## Monday, June 11, 2012

### Back to Basics - Thought Experiment

Here is the problem, you have an insulated box emitting  240Wm-2 through the outer insulation layer.  You peak inside the insulation and see that there are actually ten objects under the insulation, 7 or 70% of the objects are emitting 425Wm-2 and 3 or 30% are emitting 308Wm-2 for a total emission felt at the inside of the insulation of 390Wm-2.  Insulation is added so that 3.7Wm-2 of added resistance to flow is uniformity distributed around the box.  How much additional energy is stored in each  of the ten objects in the interior?

Since the objects in question are not at the same energy state and enclosed in the same insulation blanket there is a variety of ways at looking at the problem.  You could ignore the individual objects and just look at the total energy.  390Wm-2 inside, 240Wm-2 outside leaves 150Wm-2 of resistance to energy flow.  Increasing the resistance by 3.7Wm-2 would increase the resistance by 3.7/150=0.025 so 1.025*390=399.75Wm-2 would be the impulse increase in the energy of the object.  The problem doesn't state that there is constant energy in the insulated part or that the energy through the insulation has to remain constant.  If you just magically increased the resistance to energy flow, there would be some thermal inertia which would increase the energy in the insulation to 399.75Wm-2 for some brief moment in time if the thermal mass were small.  The energy could overshoot this value and then drop or slowly sneak up on it, but there would be an increase toward 399.75Wm-2.
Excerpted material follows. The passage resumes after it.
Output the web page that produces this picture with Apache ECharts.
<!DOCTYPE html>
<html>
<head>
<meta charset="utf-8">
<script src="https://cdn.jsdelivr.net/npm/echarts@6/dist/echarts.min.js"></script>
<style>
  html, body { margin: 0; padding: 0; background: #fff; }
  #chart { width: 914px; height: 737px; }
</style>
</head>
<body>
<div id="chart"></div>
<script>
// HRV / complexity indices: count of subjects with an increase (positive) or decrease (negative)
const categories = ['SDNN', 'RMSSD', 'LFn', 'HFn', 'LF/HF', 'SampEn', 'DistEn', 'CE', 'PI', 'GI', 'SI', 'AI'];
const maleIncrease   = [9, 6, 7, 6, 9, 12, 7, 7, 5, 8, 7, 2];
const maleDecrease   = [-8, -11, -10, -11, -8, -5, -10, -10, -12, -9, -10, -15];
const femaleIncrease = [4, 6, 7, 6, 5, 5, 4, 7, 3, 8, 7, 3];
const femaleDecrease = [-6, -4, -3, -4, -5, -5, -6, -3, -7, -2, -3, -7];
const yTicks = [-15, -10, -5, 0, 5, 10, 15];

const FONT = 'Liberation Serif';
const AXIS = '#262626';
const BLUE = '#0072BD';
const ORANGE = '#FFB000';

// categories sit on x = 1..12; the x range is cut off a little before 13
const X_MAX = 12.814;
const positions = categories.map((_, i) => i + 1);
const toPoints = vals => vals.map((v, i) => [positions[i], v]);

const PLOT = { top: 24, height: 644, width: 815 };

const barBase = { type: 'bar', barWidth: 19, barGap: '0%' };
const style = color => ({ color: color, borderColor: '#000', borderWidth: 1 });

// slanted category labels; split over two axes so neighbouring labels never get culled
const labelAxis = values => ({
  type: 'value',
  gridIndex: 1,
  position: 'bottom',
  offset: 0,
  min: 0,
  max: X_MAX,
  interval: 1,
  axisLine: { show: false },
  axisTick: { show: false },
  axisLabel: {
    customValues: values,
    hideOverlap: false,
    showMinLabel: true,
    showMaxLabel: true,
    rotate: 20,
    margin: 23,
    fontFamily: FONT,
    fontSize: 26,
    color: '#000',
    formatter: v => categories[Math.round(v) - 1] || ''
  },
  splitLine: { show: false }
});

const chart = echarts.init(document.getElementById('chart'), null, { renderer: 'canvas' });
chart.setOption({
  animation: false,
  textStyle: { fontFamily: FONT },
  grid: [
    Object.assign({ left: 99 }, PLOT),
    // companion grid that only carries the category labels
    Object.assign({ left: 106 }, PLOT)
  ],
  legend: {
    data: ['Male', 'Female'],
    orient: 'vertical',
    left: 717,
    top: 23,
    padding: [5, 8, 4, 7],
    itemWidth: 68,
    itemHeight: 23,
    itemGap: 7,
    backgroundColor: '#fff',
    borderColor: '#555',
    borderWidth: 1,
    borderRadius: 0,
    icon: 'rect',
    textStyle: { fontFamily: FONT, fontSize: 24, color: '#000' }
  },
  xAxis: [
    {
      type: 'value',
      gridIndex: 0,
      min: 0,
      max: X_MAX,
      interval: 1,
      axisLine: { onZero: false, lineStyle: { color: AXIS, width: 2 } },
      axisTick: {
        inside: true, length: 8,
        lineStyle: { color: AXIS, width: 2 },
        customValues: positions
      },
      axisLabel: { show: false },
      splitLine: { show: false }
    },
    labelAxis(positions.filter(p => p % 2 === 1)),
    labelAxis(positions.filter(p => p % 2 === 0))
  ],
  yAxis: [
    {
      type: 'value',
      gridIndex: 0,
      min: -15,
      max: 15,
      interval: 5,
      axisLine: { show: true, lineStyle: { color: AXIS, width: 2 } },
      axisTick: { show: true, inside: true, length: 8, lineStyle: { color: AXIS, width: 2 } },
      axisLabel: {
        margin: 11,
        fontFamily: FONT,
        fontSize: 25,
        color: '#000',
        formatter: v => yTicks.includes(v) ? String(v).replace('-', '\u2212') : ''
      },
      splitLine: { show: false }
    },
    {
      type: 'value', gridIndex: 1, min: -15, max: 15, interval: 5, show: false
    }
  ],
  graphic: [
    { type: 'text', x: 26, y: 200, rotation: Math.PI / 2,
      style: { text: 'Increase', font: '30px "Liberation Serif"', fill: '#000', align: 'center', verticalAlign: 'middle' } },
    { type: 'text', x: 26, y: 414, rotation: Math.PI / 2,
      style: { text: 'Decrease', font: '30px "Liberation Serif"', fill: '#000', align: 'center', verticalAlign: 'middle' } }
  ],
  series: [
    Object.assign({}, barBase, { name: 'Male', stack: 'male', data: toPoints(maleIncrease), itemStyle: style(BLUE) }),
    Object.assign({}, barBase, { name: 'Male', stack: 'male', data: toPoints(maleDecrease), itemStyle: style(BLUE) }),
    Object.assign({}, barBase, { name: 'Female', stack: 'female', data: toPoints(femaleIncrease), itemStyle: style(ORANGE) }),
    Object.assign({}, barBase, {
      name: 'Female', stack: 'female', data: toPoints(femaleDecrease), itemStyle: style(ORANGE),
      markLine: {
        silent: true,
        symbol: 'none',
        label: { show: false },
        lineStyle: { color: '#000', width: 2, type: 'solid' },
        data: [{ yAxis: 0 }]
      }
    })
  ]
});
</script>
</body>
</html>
Another way to look at the problem is that some objects in the box are warmer.  There would be energy flowing from those objects to the cooler objects.  Since there is energy flowing through the insulation, the warmer objects are losing more energy to the environment.  With the warmer at 425Wm-2 and the colder at 308Wm-2, there would be 117Wm-2 net energy flowing from the warmer to the colder.  The net flow from the warmer to ambient would be 308Wm-2 matching the flow of the cooler object to ambient.  With 308Wm-2 average energy trying to escape and only 240Wm-2 escaping the restriction to flow would be 308-240 or 68Wm-2.  Adding 3.7 to 68 would increase the resistance to flow by 3.7/68=0.054 resulting in 1.054 *(.7*425+.3*308)=1.054*390=411Wm-2 as the value that would be approached.

Which one makes the most sense?

Think about if the colder objects are surrounded by the warmer objects.  The objects all radiate the same energy in all directions.  So now the warmer objects would emit a net flux of 117Wm-2 inward, 425Wm-2 outward which would be restricted by the insulation allowing only 240Wm-2 to escape.  425-240=185Wm-2,  Adding 3.7Wm-2 of resistance would decrease the rate of flow by 3.7/185=0.02 leaving 1.02*425=433.5Wm-2.

At 433.5Wm-2 the temperature via S-B would be 295.7 C degrees.  The initial temperature of the 425Wm-2 objects was 294.25 C degrees, the increase in temperature would be 1.45 C degrees.

Now let's change the state of the objects.  Let's make the warmer objects 300K degrees which would radiate 459Wm-2.  459-240=219, 3.7/219=0.0168 resulting in 1.0169*459=466.8 Wm-2 which would be a S-B temperature of 301.2 K degrees.  The warmer the warmest object, the less impact increasing the insulation has.

By specifying that the objects inside the insulation are in conditional equilibrium, the energy flow from the warmer to colder objects, 117Wm-2 takes on a whole new meaning.  If they are in equilibrium with that flow rate, then the inside of the box is in equilibrium with the outside.  That would mean that the ambient heat sink would be 117Wm-2.  But wait you say, the flux to ambient is 240Wm-2!  Nope, it would be 117Wm-2 which would mean that there is 240-117=123Wm-2 difference.  That would be the true effective sink or ambient flux which is a temperature of 57.2 degrees C or 215.8K degrees, the temperature of the tropopause.  Some of you may find that interesting.

Now if you were into abstract logic, you would realize that 123Wm-2 is an odd number in more ways than one.  Let's see if you can figure out why?  If you go back through the calculations above, you may find a hidden surprise.